Task requirements: Repeat the material verbatim. Images are excluded from the copy.

Supplied data:
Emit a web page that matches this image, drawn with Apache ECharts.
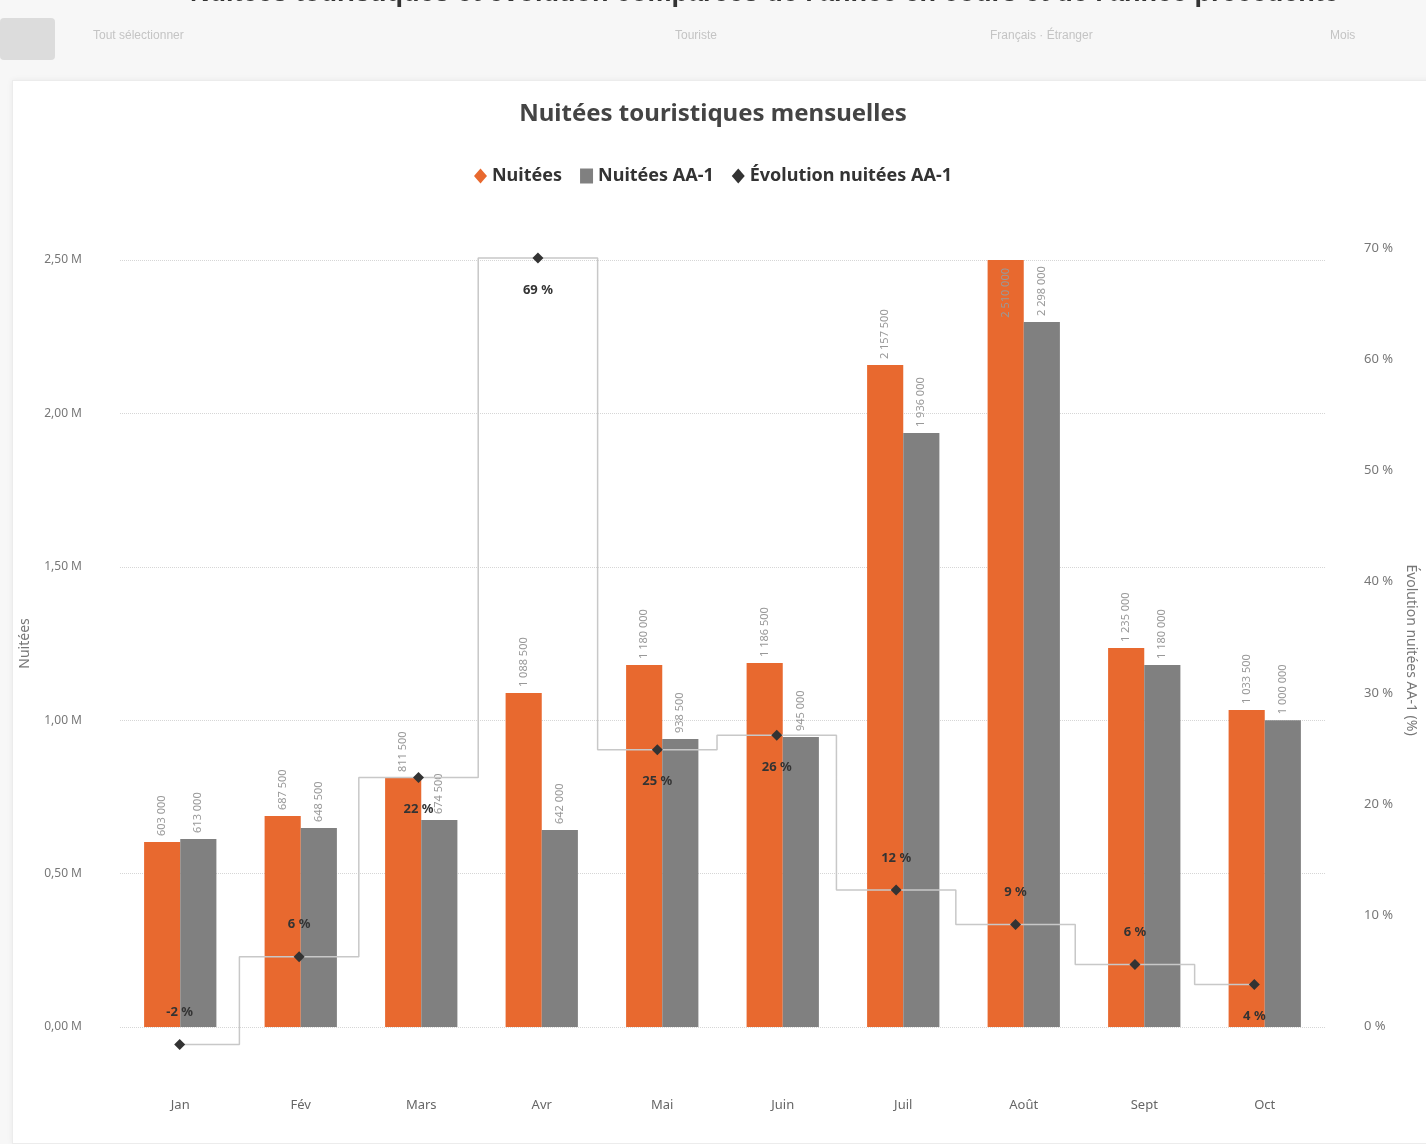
<!DOCTYPE html>
<html>
<head>
<meta charset="utf-8">
<script src="https://cdn.jsdelivr.net/npm/echarts@6/dist/echarts.min.js"></script>
<style>
html,body{margin:0;padding:0;background:#f7f7f7;width:1426px;height:1144px;overflow:hidden;font-family:"Noto Sans",sans-serif;}
#card{position:absolute;left:12px;top:80px;width:1430px;height:1062px;background:#fff;border:1px solid #ececec;box-shadow:0 0 6px rgba(0,0,0,0.06);}
#chart{position:absolute;left:0;top:0;width:1426px;height:1144px;}
</style>
</head>
<body>
<div id="card"></div>
<div id="chart"></div>
<script>
// ---- data ----
const months = ["Jan", "Fév", "Mars", "Avr", "Mai", "Juin", "Juil", "Août", "Sept", "Oct"];
const nuitees = [603000, 687500, 811500, 1088500, 1180000, 1186500, 2157500, 2510000, 1235000, 1033500];
const nuiteesAA1 = [613000, 648500, 674500, 642000, 938500, 945000, 1936000, 2298000, 1180000, 1000000];
const evolution = [-1.6, 6.3, 22.4, 69.1, 24.9, 26.2, 12.3, 9.2, 5.6, 3.8];
const leftTicks = { min: 0, max: 2500000, interval: 500000 };
const rightTicks = { min: -10, max: 70, interval: 10 };
// label placement style for the evolution line (top / bottom)
const evoLabelPos = ["top", "top", "bottom", "bottom", "bottom", "bottom", "top", "top", "top", "bottom"];

const ORANGE = "#E8692F";
const GREY = "#808080";

function fmtNum(v) {
  return String(Math.round(v)).replace(/\B(?=(\d{3})+(?!\d))/g, " ");
}
function barData(arr) {
  return arr.map(v => {
    if (v > leftTicks.max * 0.97) {
      return { value: v, label: { position: "insideTop", align: "right", distance: 8 } };
    }
    return v;
  });
}

const chart = echarts.init(document.getElementById("chart"), null, { renderer: "canvas" });
const gridL = 120, gridW = 1205, gridBottom = 117;

const option = {
  animation: false,
  textStyle: { fontFamily: "Noto Sans" },
  title: {
    text: "Nuitées touristiques mensuelles",
    left: "center",
    top: 97,
    textStyle: { fontSize: 24, fontWeight: "bold", color: "#444" }
  },
  legend: {
    top: 162,
    left: "center",
    itemGap: 18,
    itemWidth: 13,
    itemHeight: 15,
    textStyle: { fontSize: 18, fontWeight: "bold", color: "#333" },
    data: [
      { name: "Nuitées", icon: "diamond" },
      { name: "Nuitées AA-1", icon: "rect" },
      { name: "Évolution nuitées AA-1", icon: "diamond" }
    ]
  },
  graphic: [
    { type: "text", left: 190, top: -20, style: { text: "Nuitées touristiques et évolution comparées de l'année en cours et de l'année précédente", fontSize: 27, fontWeight: "bold", fill: "#333" } },
    { type: "rect", shape: { x: 0, y: 18, width: 55, height: 42, r: 4 }, style: { fill: "#dcdcdc" } },
    { type: "text", left: 93, top: 30, style: { text: "Tout sélectionner", fontSize: 12, fill: "#c4c4c4" } },
    { type: "text", left: 675, top: 30, style: { text: "Touriste", fontSize: 12, fill: "#c4c4c4" } },
    { type: "text", left: 990, top: 30, style: { text: "Français · Étranger", fontSize: 12, fill: "#c4c4c4" } },
    { type: "text", left: 1330, top: 30, style: { text: "Mois", fontSize: 12, fill: "#c4c4c4" } }
  ],
  grid: [
    { left: gridL, width: gridW, top: 260, bottom: gridBottom },
    { left: gridL, width: gridW, top: 248, bottom: 6 }
  ],
  xAxis: [
    {
      type: "category", gridIndex: 0, data: months,
      axisLine: { show: false }, axisTick: { show: false },
      axisLabel: { margin: 72, fontSize: 13, color: "#666" }
    },
    { type: "category", gridIndex: 1, data: months, show: false }
  ],
  yAxis: [
    {
      type: "value", gridIndex: 0, min: leftTicks.min, max: leftTicks.max, interval: leftTicks.interval,
      name: "Nuitées", nameLocation: "middle", nameGap: 88,
      nameTextStyle: { fontSize: 14, color: "#777" },
      axisLine: { show: false }, axisTick: { show: false },
      axisLabel: { margin: 38, fontSize: 12, color: "#777",
        formatter: v => (v / 1e6).toFixed(2).replace(".", ",") + " M" },
      splitLine: { lineStyle: { type: "dotted", color: "#d6d6d6" } }
    },
    {
      type: "value", gridIndex: 1, position: "right", min: rightTicks.min, max: rightTicks.max, interval: rightTicks.interval,
      name: "Évolution nuitées AA-1 (%)", nameLocation: "middle", nameRotate: -90, nameGap: 88,
      nameTextStyle: { fontSize: 14, color: "#777", padding: [0, 86, 0, 0] },
      axisLine: { show: false }, axisTick: { show: false },
      axisLabel: { margin: 50, fontSize: 13, color: "#777", formatter: "{value} %", showMinLabel: false },
      splitLine: { show: false }
    }
  ],
  series: [
    {
      name: "Nuitées", type: "bar", xAxisIndex: 0, yAxisIndex: 0,
      data: barData(nuitees), barWidth: "30%", barGap: "0%",
      itemStyle: { color: ORANGE },
      label: { show: true, position: "top", rotate: 90, align: "left", verticalAlign: "middle",
        distance: 6, fontSize: 11, color: "#999", formatter: p => fmtNum(p.value) }
    },
    {
      name: "Nuitées AA-1", type: "bar", xAxisIndex: 0, yAxisIndex: 0,
      data: barData(nuiteesAA1), barWidth: "30%", barGap: "0%",
      itemStyle: { color: GREY },
      label: { show: true, position: "top", rotate: 90, align: "left", verticalAlign: "middle",
        distance: 6, fontSize: 11, color: "#999", formatter: p => fmtNum(p.value) }
    },
    {
      name: "Évolution nuitées AA-1", type: "line", xAxisIndex: 1, yAxisIndex: 1,
      step: "middle", z: 5, clip: false,
      data: evolution.map((v, i) => ({ value: v, label: { position: evoLabelPos[i] } })),
      lineStyle: { color: "#c8c8c8", width: 1.5 },
      itemStyle: { color: "#333" },
      symbol: "diamond", symbolSize: 11,
      label: { show: true, distance: 20, fontSize: 13, fontWeight: "bold", color: "#333",
        formatter: p => Math.round(p.value) + " %" }
    }
  ]
};
chart.setOption(option);
</script>
</body>
</html>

Exercise output:
Emit a web page that matches this image, drawn with Apache ECharts.
<!DOCTYPE html>
<html>
<head>
<meta charset="utf-8">
<script src="https://cdn.jsdelivr.net/npm/echarts@6/dist/echarts.min.js"></script>
<style>
html,body{margin:0;padding:0;background:#f7f7f7;width:1426px;height:1144px;overflow:hidden;font-family:"Noto Sans",sans-serif;}
#card{position:absolute;left:12px;top:80px;width:1430px;height:1062px;background:#fff;border:1px solid #ececec;box-shadow:0 0 6px rgba(0,0,0,0.06);}
#chart{position:absolute;left:0;top:0;width:1426px;height:1144px;}
</style>
</head>
<body>
<div id="card"></div>
<div id="chart"></div>
<script>
// ---- data ----
const months = ["Jan", "Fév", "Mars", "Avr", "Mai", "Juin", "Juil", "Août", "Sept", "Oct"];
const nuitees = [603000, 687500, 811500, 1088500, 1180000, 1186500, 2157500, 2510000, 1235000, 1033500];
const nuiteesAA1 = [613000, 648500, 674500, 642000, 938500, 945000, 1936000, 2298000, 1180000, 1000000];
const evolution = [-1.6, 6.3, 22.4, 69.1, 24.9, 26.2, 12.3, 9.2, 5.6, 3.8];
const leftTicks = { min: 0, max: 2500000, interval: 500000 };
const rightTicks = { min: -10, max: 70, interval: 10 };
// label placement style for the evolution line (top / bottom)
const evoLabelPos = ["top", "top", "bottom", "bottom", "bottom", "bottom", "top", "top", "top", "bottom"];

const ORANGE = "#E8692F";
const GREY = "#808080";

function fmtNum(v) {
  return String(Math.round(v)).replace(/\B(?=(\d{3})+(?!\d))/g, " ");
}
function barData(arr) {
  return arr.map(v => {
    if (v > leftTicks.max * 0.97) {
      return { value: v, label: { position: "insideTop", align: "right", distance: 8 } };
    }
    return v;
  });
}

const chart = echarts.init(document.getElementById("chart"), null, { renderer: "canvas" });
const gridL = 120, gridW = 1205, gridBottom = 117;

const option = {
  animation: false,
  textStyle: { fontFamily: "Noto Sans" },
  title: {
    text: "Nuitées touristiques mensuelles",
    left: "center",
    top: 97,
    textStyle: { fontSize: 24, fontWeight: "bold", color: "#444" }
  },
  legend: {
    top: 162,
    left: "center",
    itemGap: 18,
    itemWidth: 13,
    itemHeight: 15,
    textStyle: { fontSize: 18, fontWeight: "bold", color: "#333" },
    data: [
      { name: "Nuitées", icon: "diamond" },
      { name: "Nuitées AA-1", icon: "rect" },
      { name: "Évolution nuitées AA-1", icon: "diamond" }
    ]
  },
  graphic: [
    { type: "text", left: 190, top: -20, style: { text: "Nuitées touristiques et évolution comparées de l'année en cours et de l'année précédente", fontSize: 27, fontWeight: "bold", fill: "#333" } },
    { type: "rect", shape: { x: 0, y: 18, width: 55, height: 42, r: 4 }, style: { fill: "#dcdcdc" } },
    { type: "text", left: 93, top: 30, style: { text: "Tout sélectionner", fontSize: 12, fill: "#c4c4c4" } },
    { type: "text", left: 675, top: 30, style: { text: "Touriste", fontSize: 12, fill: "#c4c4c4" } },
    { type: "text", left: 990, top: 30, style: { text: "Français · Étranger", fontSize: 12, fill: "#c4c4c4" } },
    { type: "text", left: 1330, top: 30, style: { text: "Mois", fontSize: 12, fill: "#c4c4c4" } }
  ],
  grid: [
    { left: gridL, width: gridW, top: 260, bottom: gridBottom },
    { left: gridL, width: gridW, top: 248, bottom: 6 }
  ],
  xAxis: [
    {
      type: "category", gridIndex: 0, data: months,
      axisLine: { show: false }, axisTick: { show: false },
      axisLabel: { margin: 72, fontSize: 13, color: "#666" }
    },
    { type: "category", gridIndex: 1, data: months, show: false }
  ],
  yAxis: [
    {
      type: "value", gridIndex: 0, min: leftTicks.min, max: leftTicks.max, interval: leftTicks.interval,
      name: "Nuitées", nameLocation: "middle", nameGap: 88,
      nameTextStyle: { fontSize: 14, color: "#777" },
      axisLine: { show: false }, axisTick: { show: false },
      axisLabel: { margin: 38, fontSize: 12, color: "#777",
        formatter: v => (v / 1e6).toFixed(2).replace(".", ",") + " M" },
      splitLine: { lineStyle: { type: "dotted", color: "#d6d6d6" } }
    },
    {
      type: "value", gridIndex: 1, position: "right", min: rightTicks.min, max: rightTicks.max, interval: rightTicks.interval,
      name: "Évolution nuitées AA-1 (%)", nameLocation: "middle", nameRotate: -90, nameGap: 88,
      nameTextStyle: { fontSize: 14, color: "#777", padding: [0, 86, 0, 0] },
      axisLine: { show: false }, axisTick: { show: false },
      axisLabel: { margin: 50, fontSize: 13, color: "#777", formatter: "{value} %", showMinLabel: false },
      splitLine: { show: false }
    }
  ],
  series: [
    {
      name: "Nuitées", type: "bar", xAxisIndex: 0, yAxisIndex: 0,
      data: barData(nuitees), barWidth: "30%", barGap: "0%",
      itemStyle: { color: ORANGE },
      label: { show: true, position: "top", rotate: 90, align: "left", verticalAlign: "middle",
        distance: 6, fontSize: 11, color: "#999", formatter: p => fmtNum(p.value) }
    },
    {
      name: "Nuitées AA-1", type: "bar", xAxisIndex: 0, yAxisIndex: 0,
      data: barData(nuiteesAA1), barWidth: "30%", barGap: "0%",
      itemStyle: { color: GREY },
      label: { show: true, position: "top", rotate: 90, align: "left", verticalAlign: "middle",
        distance: 6, fontSize: 11, color: "#999", formatter: p => fmtNum(p.value) }
    },
    {
      name: "Évolution nuitées AA-1", type: "line", xAxisIndex: 1, yAxisIndex: 1,
      step: "middle", z: 5, clip: false,
      data: evolution.map((v, i) => ({ value: v, label: { position: evoLabelPos[i] } })),
      lineStyle: { color: "#c8c8c8", width: 1.5 },
      itemStyle: { color: "#333" },
      symbol: "diamond", symbolSize: 11,
      label: { show: true, distance: 20, fontSize: 13, fontWeight: "bold", color: "#333",
        formatter: p => Math.round(p.value) + " %" }
    }
  ]
};
chart.setOption(option);
</script>
</body>
</html>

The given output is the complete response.